→ CHALLENGE
Seek out every line containing the word "this", and copy each.

→ INPUT

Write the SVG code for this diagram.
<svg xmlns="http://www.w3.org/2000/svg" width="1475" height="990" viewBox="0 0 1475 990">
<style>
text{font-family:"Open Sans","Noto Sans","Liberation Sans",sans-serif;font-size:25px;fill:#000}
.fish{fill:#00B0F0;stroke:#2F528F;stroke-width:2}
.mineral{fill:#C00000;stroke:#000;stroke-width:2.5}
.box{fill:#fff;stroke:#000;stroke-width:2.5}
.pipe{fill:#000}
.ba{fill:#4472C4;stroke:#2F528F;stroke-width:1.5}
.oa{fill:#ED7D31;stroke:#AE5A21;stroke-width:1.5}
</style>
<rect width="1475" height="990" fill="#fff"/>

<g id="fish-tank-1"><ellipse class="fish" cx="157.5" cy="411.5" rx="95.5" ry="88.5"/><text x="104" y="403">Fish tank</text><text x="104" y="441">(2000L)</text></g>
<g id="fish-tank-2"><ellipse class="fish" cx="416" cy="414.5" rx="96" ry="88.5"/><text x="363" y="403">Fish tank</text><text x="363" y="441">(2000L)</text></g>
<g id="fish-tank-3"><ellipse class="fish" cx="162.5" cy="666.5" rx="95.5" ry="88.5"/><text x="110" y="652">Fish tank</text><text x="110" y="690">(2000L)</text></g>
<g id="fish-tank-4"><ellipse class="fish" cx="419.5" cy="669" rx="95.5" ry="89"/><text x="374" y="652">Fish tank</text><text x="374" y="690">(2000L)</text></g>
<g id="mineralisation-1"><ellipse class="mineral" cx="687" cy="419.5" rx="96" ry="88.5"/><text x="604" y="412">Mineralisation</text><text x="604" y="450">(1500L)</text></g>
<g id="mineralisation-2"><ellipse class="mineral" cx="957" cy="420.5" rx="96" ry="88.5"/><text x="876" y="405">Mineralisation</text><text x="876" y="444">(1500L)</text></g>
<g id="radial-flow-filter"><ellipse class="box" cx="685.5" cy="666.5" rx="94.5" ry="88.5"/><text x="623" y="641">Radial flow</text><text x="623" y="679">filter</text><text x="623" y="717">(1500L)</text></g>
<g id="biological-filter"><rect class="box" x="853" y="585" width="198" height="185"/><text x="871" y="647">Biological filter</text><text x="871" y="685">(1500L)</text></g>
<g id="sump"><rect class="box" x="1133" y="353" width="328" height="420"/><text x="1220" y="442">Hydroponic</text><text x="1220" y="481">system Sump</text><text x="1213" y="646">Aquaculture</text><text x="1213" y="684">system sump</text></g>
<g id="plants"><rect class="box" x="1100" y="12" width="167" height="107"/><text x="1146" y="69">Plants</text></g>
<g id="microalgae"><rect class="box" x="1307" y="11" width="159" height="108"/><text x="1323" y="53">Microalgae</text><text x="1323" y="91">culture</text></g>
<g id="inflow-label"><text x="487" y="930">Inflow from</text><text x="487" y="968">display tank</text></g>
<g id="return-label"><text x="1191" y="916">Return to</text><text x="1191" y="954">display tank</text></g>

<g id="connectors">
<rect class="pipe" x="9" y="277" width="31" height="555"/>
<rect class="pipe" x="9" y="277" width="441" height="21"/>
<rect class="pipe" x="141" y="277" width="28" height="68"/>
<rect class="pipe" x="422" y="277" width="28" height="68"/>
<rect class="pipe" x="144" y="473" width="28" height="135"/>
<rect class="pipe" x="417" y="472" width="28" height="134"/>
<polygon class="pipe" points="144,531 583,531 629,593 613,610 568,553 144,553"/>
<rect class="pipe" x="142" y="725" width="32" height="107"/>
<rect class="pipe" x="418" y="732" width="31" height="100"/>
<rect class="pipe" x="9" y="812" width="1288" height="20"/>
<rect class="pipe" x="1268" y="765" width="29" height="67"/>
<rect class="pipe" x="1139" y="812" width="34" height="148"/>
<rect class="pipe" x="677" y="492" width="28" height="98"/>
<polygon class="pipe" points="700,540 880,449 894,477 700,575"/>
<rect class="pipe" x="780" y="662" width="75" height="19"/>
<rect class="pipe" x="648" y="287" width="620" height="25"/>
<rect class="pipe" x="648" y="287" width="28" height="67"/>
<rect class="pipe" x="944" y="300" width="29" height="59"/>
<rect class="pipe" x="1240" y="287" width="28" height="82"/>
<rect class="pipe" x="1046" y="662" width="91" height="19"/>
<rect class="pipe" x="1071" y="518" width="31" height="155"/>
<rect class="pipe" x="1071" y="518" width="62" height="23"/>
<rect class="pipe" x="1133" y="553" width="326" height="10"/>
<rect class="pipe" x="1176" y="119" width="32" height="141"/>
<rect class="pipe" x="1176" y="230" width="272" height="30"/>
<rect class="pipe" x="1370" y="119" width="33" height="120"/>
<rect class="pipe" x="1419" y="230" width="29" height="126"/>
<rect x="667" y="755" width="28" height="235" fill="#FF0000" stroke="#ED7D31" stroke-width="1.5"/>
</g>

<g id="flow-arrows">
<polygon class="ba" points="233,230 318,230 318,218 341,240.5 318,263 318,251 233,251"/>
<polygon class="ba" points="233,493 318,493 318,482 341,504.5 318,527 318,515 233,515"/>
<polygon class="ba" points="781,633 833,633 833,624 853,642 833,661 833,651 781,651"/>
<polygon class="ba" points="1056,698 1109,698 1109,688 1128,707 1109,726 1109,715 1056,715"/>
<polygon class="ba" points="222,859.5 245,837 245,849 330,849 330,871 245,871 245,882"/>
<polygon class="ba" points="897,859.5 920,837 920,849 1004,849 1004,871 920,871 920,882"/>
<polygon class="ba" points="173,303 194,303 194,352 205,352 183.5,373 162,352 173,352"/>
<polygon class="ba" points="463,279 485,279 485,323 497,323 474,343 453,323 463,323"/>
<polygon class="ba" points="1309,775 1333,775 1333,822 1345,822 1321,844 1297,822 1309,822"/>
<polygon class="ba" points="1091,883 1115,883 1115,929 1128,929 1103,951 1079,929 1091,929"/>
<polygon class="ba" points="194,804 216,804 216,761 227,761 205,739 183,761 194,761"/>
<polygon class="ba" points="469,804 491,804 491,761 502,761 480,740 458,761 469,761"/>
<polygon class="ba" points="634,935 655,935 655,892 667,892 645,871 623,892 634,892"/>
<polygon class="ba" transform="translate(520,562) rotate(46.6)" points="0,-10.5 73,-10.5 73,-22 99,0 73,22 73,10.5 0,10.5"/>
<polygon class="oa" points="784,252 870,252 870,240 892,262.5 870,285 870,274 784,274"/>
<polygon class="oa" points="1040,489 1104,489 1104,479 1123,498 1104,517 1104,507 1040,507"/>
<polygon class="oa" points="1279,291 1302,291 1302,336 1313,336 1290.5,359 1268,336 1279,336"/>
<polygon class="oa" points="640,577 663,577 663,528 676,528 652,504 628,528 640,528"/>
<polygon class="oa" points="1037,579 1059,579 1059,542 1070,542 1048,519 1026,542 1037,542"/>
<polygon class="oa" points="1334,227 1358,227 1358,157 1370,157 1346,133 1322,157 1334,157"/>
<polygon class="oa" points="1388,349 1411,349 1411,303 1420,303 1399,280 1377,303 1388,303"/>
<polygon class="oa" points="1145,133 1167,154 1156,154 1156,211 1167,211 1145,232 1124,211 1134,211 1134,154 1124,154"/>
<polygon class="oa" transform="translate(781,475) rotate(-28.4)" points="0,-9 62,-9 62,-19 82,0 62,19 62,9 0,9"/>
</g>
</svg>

==

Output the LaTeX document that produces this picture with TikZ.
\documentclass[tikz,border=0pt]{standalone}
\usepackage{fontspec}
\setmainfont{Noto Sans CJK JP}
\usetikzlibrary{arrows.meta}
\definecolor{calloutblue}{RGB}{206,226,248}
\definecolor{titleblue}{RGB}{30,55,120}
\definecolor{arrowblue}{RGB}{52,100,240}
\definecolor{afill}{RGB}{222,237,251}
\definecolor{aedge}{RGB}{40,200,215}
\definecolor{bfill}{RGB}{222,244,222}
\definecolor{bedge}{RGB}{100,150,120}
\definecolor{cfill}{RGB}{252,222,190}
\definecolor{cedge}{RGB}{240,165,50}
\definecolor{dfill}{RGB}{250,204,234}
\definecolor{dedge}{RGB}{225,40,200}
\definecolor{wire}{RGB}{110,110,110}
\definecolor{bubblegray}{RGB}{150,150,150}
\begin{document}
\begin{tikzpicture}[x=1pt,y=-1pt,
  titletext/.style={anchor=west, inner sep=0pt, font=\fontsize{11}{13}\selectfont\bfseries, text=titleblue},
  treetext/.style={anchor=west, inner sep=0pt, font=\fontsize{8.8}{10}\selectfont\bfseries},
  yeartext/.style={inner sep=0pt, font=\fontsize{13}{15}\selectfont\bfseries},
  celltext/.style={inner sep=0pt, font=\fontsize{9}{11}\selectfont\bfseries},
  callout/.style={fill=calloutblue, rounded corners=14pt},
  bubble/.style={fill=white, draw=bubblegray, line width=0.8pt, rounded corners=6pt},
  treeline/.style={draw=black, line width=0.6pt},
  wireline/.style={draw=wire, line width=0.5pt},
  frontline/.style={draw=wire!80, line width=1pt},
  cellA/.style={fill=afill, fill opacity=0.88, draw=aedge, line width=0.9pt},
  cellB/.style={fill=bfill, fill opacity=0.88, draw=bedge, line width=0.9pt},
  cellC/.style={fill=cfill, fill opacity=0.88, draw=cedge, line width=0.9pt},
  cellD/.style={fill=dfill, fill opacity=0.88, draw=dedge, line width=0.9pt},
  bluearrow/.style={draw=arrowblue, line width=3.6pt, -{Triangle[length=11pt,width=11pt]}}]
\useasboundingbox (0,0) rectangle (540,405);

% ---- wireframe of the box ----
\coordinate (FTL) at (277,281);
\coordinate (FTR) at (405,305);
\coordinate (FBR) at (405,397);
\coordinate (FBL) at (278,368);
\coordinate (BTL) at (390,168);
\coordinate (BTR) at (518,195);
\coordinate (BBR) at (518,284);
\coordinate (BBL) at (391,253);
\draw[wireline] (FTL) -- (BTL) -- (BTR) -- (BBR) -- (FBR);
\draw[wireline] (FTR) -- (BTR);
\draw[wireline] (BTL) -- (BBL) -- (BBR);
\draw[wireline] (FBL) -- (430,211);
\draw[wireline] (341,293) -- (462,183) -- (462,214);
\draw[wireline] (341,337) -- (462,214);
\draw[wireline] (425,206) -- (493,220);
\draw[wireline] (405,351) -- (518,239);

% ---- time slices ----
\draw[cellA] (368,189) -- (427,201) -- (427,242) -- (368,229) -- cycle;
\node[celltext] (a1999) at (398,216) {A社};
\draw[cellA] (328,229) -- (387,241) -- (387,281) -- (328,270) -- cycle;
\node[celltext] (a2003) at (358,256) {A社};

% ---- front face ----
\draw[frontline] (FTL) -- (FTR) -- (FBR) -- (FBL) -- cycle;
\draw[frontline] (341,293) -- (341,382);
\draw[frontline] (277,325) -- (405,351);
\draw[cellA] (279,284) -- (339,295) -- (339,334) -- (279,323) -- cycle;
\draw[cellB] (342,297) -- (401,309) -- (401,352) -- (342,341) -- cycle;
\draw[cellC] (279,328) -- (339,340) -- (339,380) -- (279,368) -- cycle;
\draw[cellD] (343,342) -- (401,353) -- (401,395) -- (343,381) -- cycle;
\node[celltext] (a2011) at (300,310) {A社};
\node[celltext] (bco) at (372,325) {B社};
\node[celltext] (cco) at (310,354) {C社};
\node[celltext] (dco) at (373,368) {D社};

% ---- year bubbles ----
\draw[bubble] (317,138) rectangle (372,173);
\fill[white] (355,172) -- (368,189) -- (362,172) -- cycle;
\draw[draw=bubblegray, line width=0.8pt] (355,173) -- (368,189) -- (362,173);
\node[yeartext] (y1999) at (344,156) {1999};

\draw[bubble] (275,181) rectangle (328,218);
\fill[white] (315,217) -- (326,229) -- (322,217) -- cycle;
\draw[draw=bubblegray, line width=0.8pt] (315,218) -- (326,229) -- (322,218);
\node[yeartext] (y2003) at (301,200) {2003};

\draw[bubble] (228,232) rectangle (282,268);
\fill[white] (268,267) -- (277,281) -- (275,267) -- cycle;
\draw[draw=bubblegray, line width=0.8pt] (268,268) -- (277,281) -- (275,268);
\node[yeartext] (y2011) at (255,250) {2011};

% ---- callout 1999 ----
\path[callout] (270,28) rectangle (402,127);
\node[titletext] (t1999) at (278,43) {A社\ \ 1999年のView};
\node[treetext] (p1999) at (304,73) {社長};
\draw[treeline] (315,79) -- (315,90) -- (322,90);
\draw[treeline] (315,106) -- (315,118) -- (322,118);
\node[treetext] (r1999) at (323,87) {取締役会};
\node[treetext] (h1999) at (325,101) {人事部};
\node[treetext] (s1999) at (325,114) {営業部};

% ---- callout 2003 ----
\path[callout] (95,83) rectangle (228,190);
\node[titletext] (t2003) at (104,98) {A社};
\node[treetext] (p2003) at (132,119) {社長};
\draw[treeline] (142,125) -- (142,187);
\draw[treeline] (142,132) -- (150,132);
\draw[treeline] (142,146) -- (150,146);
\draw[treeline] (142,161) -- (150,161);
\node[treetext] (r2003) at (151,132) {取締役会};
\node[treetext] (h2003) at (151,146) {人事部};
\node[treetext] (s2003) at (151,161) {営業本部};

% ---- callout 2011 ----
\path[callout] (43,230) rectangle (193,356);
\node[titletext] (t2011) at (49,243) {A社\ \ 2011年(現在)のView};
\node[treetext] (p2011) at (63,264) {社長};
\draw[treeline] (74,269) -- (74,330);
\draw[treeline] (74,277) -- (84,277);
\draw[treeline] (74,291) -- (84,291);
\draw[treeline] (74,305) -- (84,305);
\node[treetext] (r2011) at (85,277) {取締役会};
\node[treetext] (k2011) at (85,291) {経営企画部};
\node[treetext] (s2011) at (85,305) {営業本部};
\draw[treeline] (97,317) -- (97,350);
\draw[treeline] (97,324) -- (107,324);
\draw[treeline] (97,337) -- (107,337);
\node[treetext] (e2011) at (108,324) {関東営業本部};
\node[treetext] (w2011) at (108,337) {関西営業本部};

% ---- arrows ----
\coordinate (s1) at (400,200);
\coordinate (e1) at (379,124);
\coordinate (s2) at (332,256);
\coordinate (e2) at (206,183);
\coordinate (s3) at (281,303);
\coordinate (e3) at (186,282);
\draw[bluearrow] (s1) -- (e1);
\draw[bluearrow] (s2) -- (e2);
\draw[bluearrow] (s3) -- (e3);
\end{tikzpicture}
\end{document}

→ FINISHED TASK
Write the SVG code for this diagram.
Output the LaTeX document that produces this picture with TikZ.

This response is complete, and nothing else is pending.